GIVEN PROBLEM. Scan the entries below and extract each line with the word "this" in it.

EXTRACTED ENTRIES.
--------------------

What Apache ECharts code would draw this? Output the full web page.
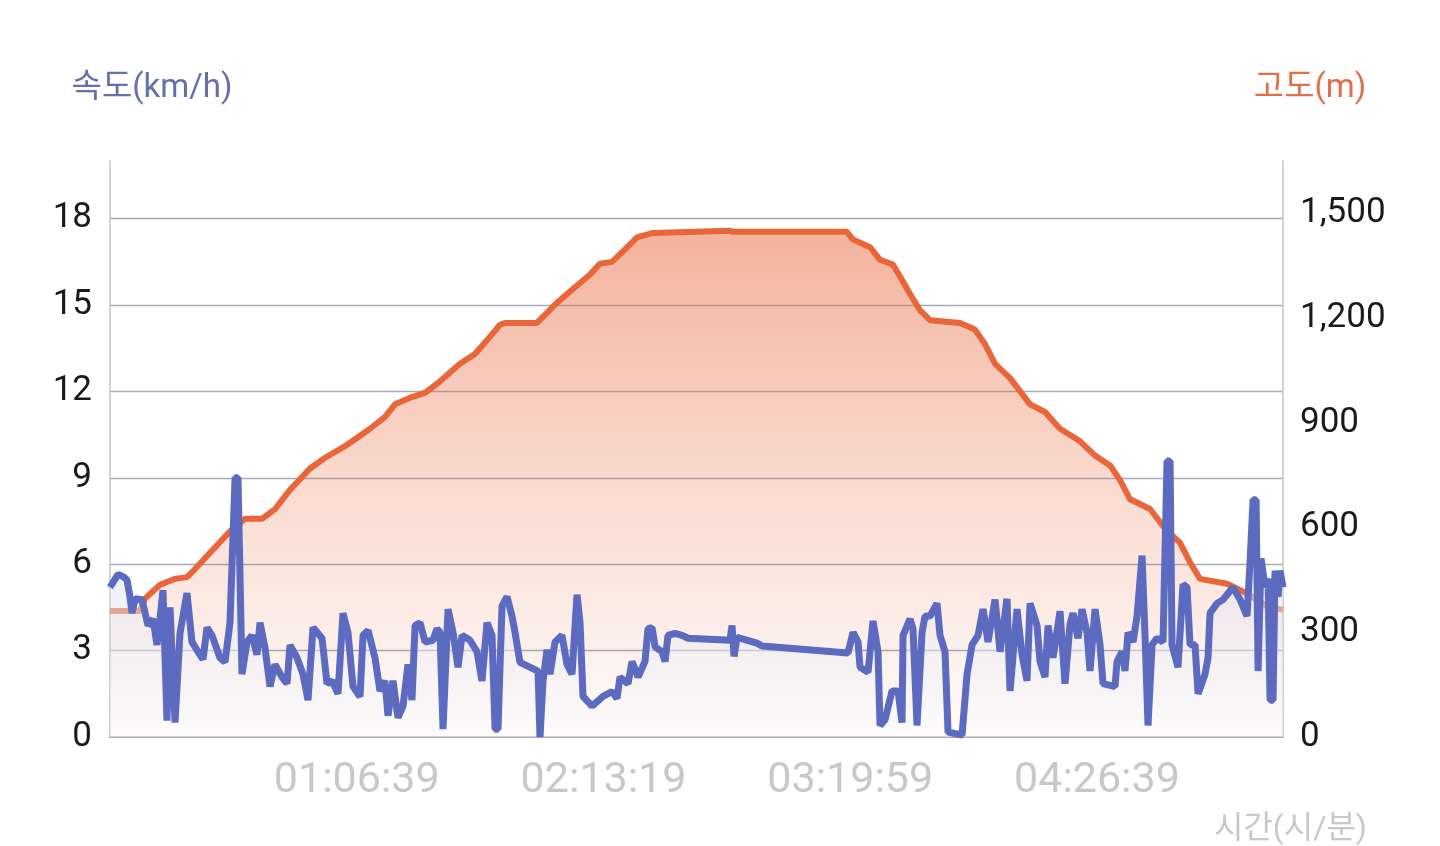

--------------------

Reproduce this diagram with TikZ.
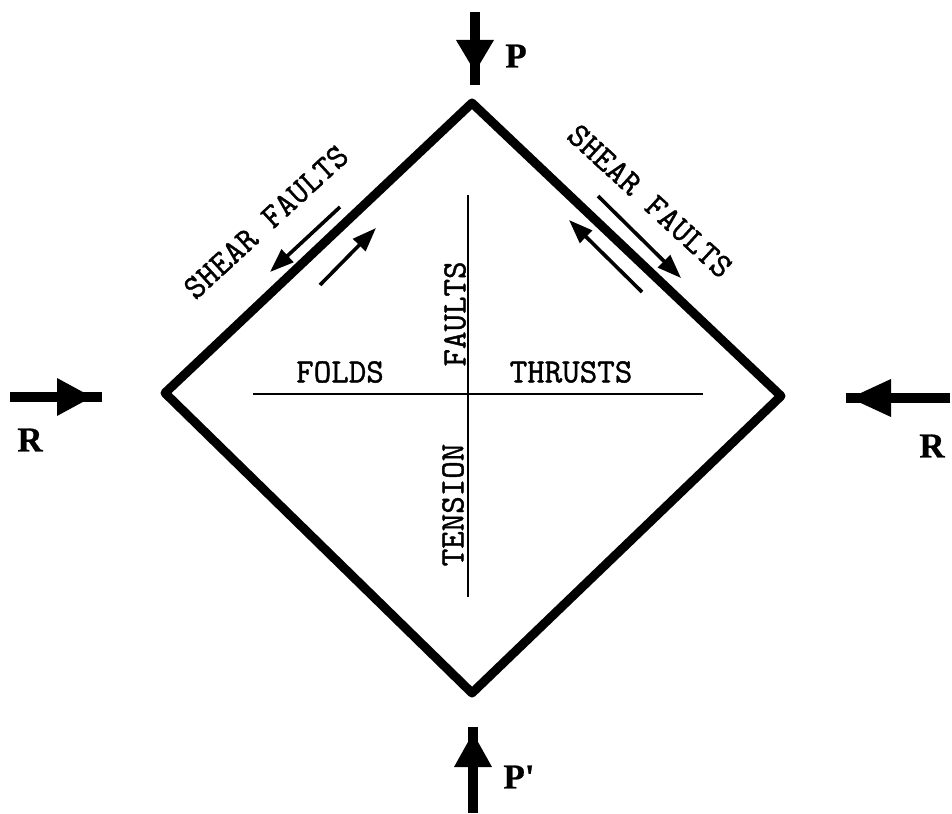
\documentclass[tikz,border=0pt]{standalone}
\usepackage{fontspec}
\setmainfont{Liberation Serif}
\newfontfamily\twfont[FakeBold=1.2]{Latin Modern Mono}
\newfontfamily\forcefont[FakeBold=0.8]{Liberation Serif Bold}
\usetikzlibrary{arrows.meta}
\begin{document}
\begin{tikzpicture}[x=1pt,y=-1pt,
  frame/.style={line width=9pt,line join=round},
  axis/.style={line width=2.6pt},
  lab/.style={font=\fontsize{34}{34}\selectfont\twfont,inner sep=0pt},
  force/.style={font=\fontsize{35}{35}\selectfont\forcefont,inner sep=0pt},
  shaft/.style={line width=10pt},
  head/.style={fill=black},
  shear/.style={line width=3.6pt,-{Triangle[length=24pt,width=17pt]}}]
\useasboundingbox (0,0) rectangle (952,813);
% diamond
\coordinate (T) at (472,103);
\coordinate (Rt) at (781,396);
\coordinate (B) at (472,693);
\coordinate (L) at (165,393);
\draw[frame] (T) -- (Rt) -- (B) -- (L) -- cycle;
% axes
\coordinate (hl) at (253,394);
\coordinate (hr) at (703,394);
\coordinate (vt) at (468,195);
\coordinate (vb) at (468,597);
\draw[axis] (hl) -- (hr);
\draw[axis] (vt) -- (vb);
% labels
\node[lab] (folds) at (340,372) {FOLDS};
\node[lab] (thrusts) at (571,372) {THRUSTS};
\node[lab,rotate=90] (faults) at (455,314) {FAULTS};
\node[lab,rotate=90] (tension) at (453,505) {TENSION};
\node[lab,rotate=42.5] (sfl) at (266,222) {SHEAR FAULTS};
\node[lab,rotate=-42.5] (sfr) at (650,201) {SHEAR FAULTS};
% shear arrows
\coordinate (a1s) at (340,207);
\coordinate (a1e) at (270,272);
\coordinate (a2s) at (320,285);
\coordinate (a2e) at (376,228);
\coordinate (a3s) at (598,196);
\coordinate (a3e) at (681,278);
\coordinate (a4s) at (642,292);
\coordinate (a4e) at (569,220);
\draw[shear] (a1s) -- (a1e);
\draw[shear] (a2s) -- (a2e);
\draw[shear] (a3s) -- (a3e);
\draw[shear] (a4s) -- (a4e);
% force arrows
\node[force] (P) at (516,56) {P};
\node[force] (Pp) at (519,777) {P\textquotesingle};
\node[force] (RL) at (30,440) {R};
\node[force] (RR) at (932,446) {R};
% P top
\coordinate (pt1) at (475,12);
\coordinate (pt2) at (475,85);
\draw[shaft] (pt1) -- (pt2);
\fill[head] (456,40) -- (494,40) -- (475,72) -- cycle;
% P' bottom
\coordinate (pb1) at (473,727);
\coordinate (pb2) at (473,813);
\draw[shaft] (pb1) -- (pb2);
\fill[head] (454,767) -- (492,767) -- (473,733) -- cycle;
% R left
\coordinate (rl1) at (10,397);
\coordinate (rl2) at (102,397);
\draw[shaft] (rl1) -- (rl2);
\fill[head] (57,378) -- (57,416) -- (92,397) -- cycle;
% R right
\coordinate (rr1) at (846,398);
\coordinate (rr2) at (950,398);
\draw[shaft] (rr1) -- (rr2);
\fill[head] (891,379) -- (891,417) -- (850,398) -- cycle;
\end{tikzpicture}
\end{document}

--------------------

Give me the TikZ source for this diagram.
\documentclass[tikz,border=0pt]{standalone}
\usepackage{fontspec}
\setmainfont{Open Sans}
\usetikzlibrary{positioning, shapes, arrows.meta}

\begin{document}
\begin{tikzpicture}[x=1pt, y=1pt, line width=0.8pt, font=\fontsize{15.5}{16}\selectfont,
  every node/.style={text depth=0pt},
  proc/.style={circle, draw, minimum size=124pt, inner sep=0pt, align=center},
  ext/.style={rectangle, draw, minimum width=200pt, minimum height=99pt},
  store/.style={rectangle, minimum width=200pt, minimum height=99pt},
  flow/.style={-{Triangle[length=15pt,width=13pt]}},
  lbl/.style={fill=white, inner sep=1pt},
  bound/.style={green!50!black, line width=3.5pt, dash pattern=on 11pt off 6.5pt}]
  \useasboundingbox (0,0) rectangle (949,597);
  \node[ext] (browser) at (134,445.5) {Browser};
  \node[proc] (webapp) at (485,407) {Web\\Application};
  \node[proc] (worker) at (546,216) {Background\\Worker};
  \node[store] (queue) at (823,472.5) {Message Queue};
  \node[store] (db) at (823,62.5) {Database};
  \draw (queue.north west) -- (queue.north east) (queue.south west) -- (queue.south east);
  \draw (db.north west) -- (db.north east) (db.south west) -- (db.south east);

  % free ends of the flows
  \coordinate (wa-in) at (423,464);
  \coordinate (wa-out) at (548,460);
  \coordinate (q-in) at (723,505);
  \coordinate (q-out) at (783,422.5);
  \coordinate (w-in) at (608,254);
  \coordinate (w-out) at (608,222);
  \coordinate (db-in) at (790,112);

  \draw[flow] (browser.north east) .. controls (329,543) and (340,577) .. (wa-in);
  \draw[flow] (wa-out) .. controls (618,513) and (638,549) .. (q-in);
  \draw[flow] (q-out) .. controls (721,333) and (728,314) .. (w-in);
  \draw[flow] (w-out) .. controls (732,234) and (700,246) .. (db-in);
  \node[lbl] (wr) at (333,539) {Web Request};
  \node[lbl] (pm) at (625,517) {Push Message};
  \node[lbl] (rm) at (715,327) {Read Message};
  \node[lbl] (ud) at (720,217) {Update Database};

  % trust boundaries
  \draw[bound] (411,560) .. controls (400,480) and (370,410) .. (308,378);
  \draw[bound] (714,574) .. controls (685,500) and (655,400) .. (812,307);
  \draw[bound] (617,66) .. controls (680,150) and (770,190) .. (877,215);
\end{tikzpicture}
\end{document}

--------------------

TASK OUTPUT.
What Apache ECharts code would draw this? Output the full web page.
Reproduce this diagram with TikZ.
Give me the TikZ source for this diagram.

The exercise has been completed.